For a decade or two, the Incredible String Band were an enigma to me. I think I may first have read about them in the early eighties when I was digging around in early King Crimson and Fairport Convention. But chances of hearing ISB on the radio, or even browsing their record covers in shops, were there none. Years later, my work colleague Doug McCallum would occasionally make reference to them with an appreciative tug of his beard. He was old and shaggy, so that just added to the mystique.
Then they reformed, and there was a big subtraction. I saw them almost exactly nine years ago, at the Sidmouth Folk Festival. Being new to their music, I wasn't quite sure if the problem lay with me or them. However, the next day, one of Coope Boyes & Simpson (there was a time when I knew which was which, but that time has passed) made a barely-veiled attack from the stage, saying that he'd witnessed one of the greatest legacies being trampled under foot. Or words to that effect.
It would have been around the same time — possibly seeking out that highly-praised legacy — that I got this compilation from Fopp. I was going to make an unfavourable comparison with the comp of fellow-Joe-Boyd-protégé Linda Thompson a couple of days ago. And it's true that this collection doesn't have the same personality or love in its optical grooves. I thought the shapelessness of the album might be the compiler's fault, so I spent yesterday listening through three of the ISB albums on We7. I was working at the same time, so impressions with this partial attention can be misleading, and you could also argue that it's daft to bite off three albums in one go. Yet I was left with the same sense of shapelessness.
This is not necessarily a slight on ISB or their music. It's becoming a recurring theme on Music Arcades: that of fine-grained music that I fail to take in with broad-brush attention. Had I got hold of Wee Tam or Hangman's Beautiful Daughter back at the same time as that first Fairport Convention album, it would doubtless have been a different story. With a fat slab of cardboard and vinyl, a lyric sheet, and only a few other albums to distract me, I'd surely have embraced every warp and weft of the oddness therein.
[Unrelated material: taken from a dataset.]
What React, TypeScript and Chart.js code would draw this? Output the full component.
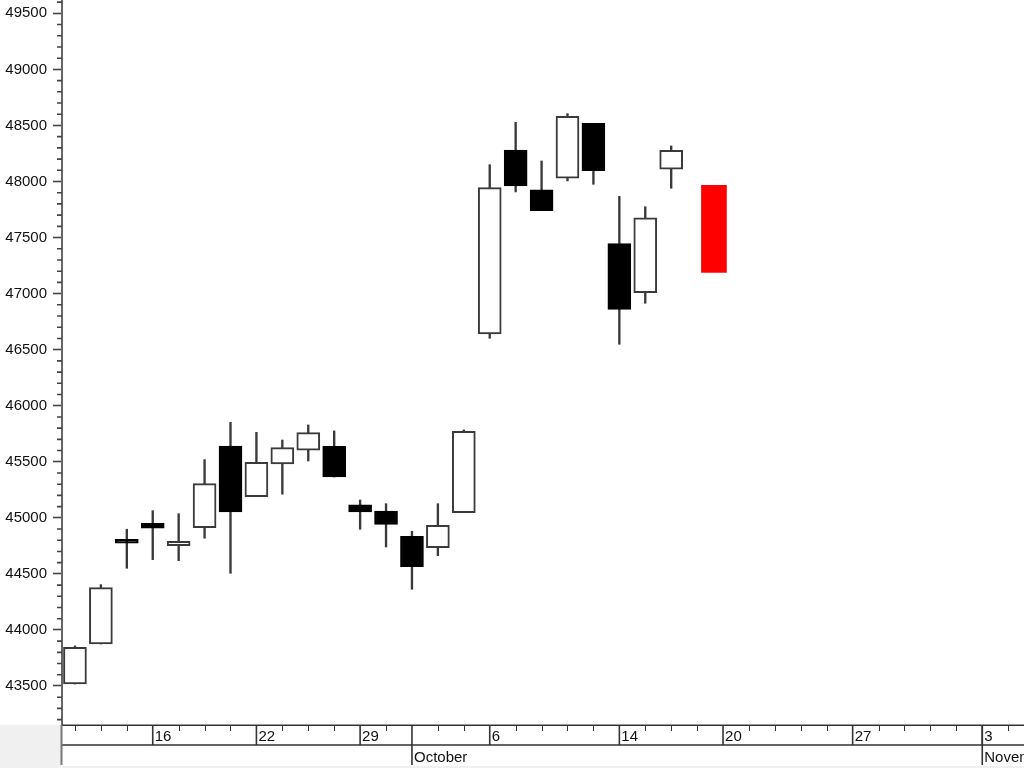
import React, { useEffect, useRef } from 'react';
import { Chart, registerables } from 'chart.js';

Chart.register(...registerables);

// Trading days shown on the axis (day of month), index = x position
const dayNumbers = [10, 11, 12, 16, 17, 18, 19, 22, 24, 25, 26, 29, 30, 1, 2, 3, 6, 7, 8, 9, 10, 14, 15, 16, 17, 20, 21, 22, 23, 24, 27, 28, 29, 30, 31, 3, 4];

// Week tick labels (first trading day of each week) and their day index
const weekTickIndex = [3, 7, 11, 16, 21, 25, 30, 35];
const weekTickLabels = ['16', '22', '29', '6', '14', '20', '27', '3'];

// Month labels and the index of the first trading day of the month
const monthTickIndex = [13, 35];
const monthLabels = ['October', 'November'];

// Candles (one per trading day from index 0)
const openValues = [43518, 43875, 44809, 44951, 44752, 44912, 45641, 45189, 45480, 45603, 45638, 45115, 45061, 44835, 44734, 45046, 46640, 48281, 47925, 48029, 48518, 47446, 47008, 48109];
const highValues = [43857, 44404, 44898, 45064, 45037, 45519, 45852, 45763, 45694, 45828, 45775, 45159, 45126, 44880, 45126, 45784, 48150, 48528, 48183, 48605, 48518, 47868, 47775, 48317];
const lowValues = [43518, 43875, 44550, 44627, 44618, 44818, 44505, 45189, 45211, 45507, 45364, 44898, 44740, 44363, 44662, 45046, 46602, 47907, 47740, 48005, 47975, 46548, 46914, 47940];
const closeValues = [43845, 44377, 44773, 44907, 44791, 45305, 45052, 45496, 45626, 45760, 45364, 45052, 44942, 44564, 44934, 45772, 47945, 47960, 47740, 48582, 48096, 46860, 47677, 48279];

// Red forecast box
const forecastPosition = 24.65;
const forecastRange = [47190, 47965];

// Y axis
const yTickValues = [43500, 44000, 44500, 45000, 45500, 46000, 46500, 47000, 47500, 48000, 48500, 49000, 49500];
const yMinorStep = 100;
const yMin = 43152;
const yMax = 49619;
const xMin = -0.5;
const xMax = 36.61;

const FONT = '"Liberation Sans", Arial, sans-serif';

const axisBandPlugin = {
  id: 'axisBand',
  afterDraw(chart: any) {
    const { ctx, chartArea } = chart;
    const xs = chart.scales.x;
    const ys = chart.scales.y;
    const top = chartArea.bottom;
    const mid = top + 20;
    const bottom = mid + 20;
    const left = chartArea.left;
    const right = chart.width;
    const al = (v: number) => Math.round(v) + 0.5;

    ctx.save();
    // light grey areas
    ctx.fillStyle = '#f0f0f0';
    ctx.fillRect(0, top, left - 1, chart.height - top);
    ctx.fillRect(left, bottom + 1, right - left, chart.height - bottom - 1);

    // minor y ticks
    ctx.strokeStyle = '#444';
    ctx.lineWidth = 1.6;
    ctx.beginPath();
    for (let v = Math.ceil(yMin / yMinorStep) * yMinorStep; v <= yMax; v += yMinorStep) {
      if (v % 500 === 0) continue;
      const py = ys.getPixelForValue(v);
      ctx.moveTo(left - 5, py);
      ctx.lineTo(left, py);
    }
    ctx.stroke();

    // horizontal band lines
    ctx.strokeStyle = '#333';
    ctx.lineWidth = 1.6;
    ctx.beginPath();
    ctx.moveTo(left, top + 0.25);
    ctx.lineTo(right, top + 0.25);
    ctx.moveTo(left, mid);
    ctx.lineTo(right, mid);
    ctx.stroke();

    // left axis line through the band
    ctx.strokeStyle = '#777';
    ctx.lineWidth = 2;
    ctx.beginPath();
    ctx.moveTo(left - 0.5, top);
    ctx.lineTo(left - 0.5, bottom);
    ctx.stroke();

    // daily small ticks
    ctx.strokeStyle = '#333';
    ctx.lineWidth = 1;
    ctx.beginPath();
    dayNumbers.forEach((_, i) => {
      if (weekTickIndex.includes(i) || monthTickIndex.includes(i)) return;
      const px = al(xs.getPixelForValue(i));
      ctx.moveTo(px, top);
      ctx.lineTo(px, top + 6);
    });
    ctx.stroke();

    // week separators + labels
    ctx.lineWidth = 1.6;
    ctx.strokeStyle = '#333';
    ctx.fillStyle = '#111';
    ctx.font = `15px ${FONT}`;
    ctx.textAlign = 'left';
    ctx.textBaseline = 'alphabetic';
    weekTickIndex.forEach((idx, k) => {
      const px = xs.getPixelForValue(idx);
      ctx.beginPath();
      ctx.moveTo(px, top);
      ctx.lineTo(px, mid);
      ctx.stroke();
      ctx.fillText(weekTickLabels[k], px + 2, top + 16);
    });

    // month separators + labels
    monthTickIndex.forEach((idx, k) => {
      const px = xs.getPixelForValue(idx);
      ctx.beginPath();
      ctx.moveTo(px, top);
      ctx.lineTo(px, bottom);
      ctx.stroke();
      ctx.fillText(monthLabels[k], px + 2, mid + 17);
    });
    ctx.restore();
  },
};

export default function App() {
  const canvasRef = useRef<HTMLCanvasElement | null>(null);

  useEffect(() => {
    document.body.style.margin = '0';
    document.body.style.background = '#ffffff';
    const canvas = canvasRef.current;
    if (!canvas) return;

    const bodies = openValues.map((o, i) => ({ x: i, y: [o, closeValues[i]] }));
    const wicks = highValues.map((h, i) => ({ x: i, y: [lowValues[i], h] }));
    const bodyFill = openValues.map((o, i) => (closeValues[i] >= o ? '#ffffff' : '#000000'));
    const bodyStroke = openValues.map((o, i) => (closeValues[i] >= o ? '#3a3a3a' : '#000000'));

    const chart = new Chart(canvas, {
      type: 'bar',
      data: {
        datasets: [
          {
            label: 'forecast',
            data: [{ x: forecastPosition, y: forecastRange }],
            backgroundColor: '#ff0000',
            borderWidth: 0,
            barThickness: 25,
            grouped: false,
            order: 0,
          } as any,
          {
            label: 'body',
            data: bodies,
            backgroundColor: bodyFill,
            borderColor: bodyStroke,
            borderWidth: 2,
            borderSkipped: false,
            barThickness: 23,
            grouped: false,
            order: 1,
          } as any,
          {
            label: 'wick',
            data: wicks,
            backgroundColor: '#3a3a3a',
            borderWidth: 0,
            barThickness: 1.7,
            grouped: false,
            order: 2,
          } as any,
        ],
      },
      options: {
        animation: false,
        responsive: false,
        maintainAspectRatio: false,
        layout: { padding: { top: 0, left: 0, right: 0, bottom: 43 } },
        plugins: {
          legend: { display: false },
          tooltip: { enabled: false },
          title: { display: false },
        },
        scales: {
          x: {
            type: 'linear',
            display: false,
            min: xMin,
            max: xMax,
            offset: false,
          },
          y: {
            type: 'linear',
            min: yMin,
            max: yMax,
            afterBuildTicks: (s: any) => {
              s.ticks = yTickValues.map((v) => ({ value: v }));
            },
            afterFit: (s: any) => {
              s.width = 62;
              s.paddingTop = 0;
              s.paddingBottom = 0;
            },
            grid: {
              drawOnChartArea: false,
              drawTicks: true,
              tickLength: 9,
              tickColor: '#444',
              tickWidth: 1.6,
            },
            border: { display: true, color: '#666', width: 2 },
            ticks: {
              padding: 6,
              autoSkip: false,
              color: '#111',
              font: { family: FONT, size: 15 },
              callback: (v: any) => String(v),
            },
          },
        },
      } as any,
      plugins: [axisBandPlugin],
    });

    return () => chart.destroy();
  }, []);

  return (
    <div style={{ width: 1024, height: 768, background: '#fff' }}>
      <canvas ref={canvasRef} width={1024} height={768} style={{ display: 'block' }} />
    </div>
  );
}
Since that 2001 festival performance, I saw a Williamsonless ISB play a particularly lacklustre support slot at the Royal Festival Hall. Then there was the tribute night at the Barbican a year ago. Alasdair Roberts sang Maya and My Name is Death, and in an instant it was clear that these songs were the grandparents of those on Spoils. I'll bet he spent long hours absorbing those lyric sheets.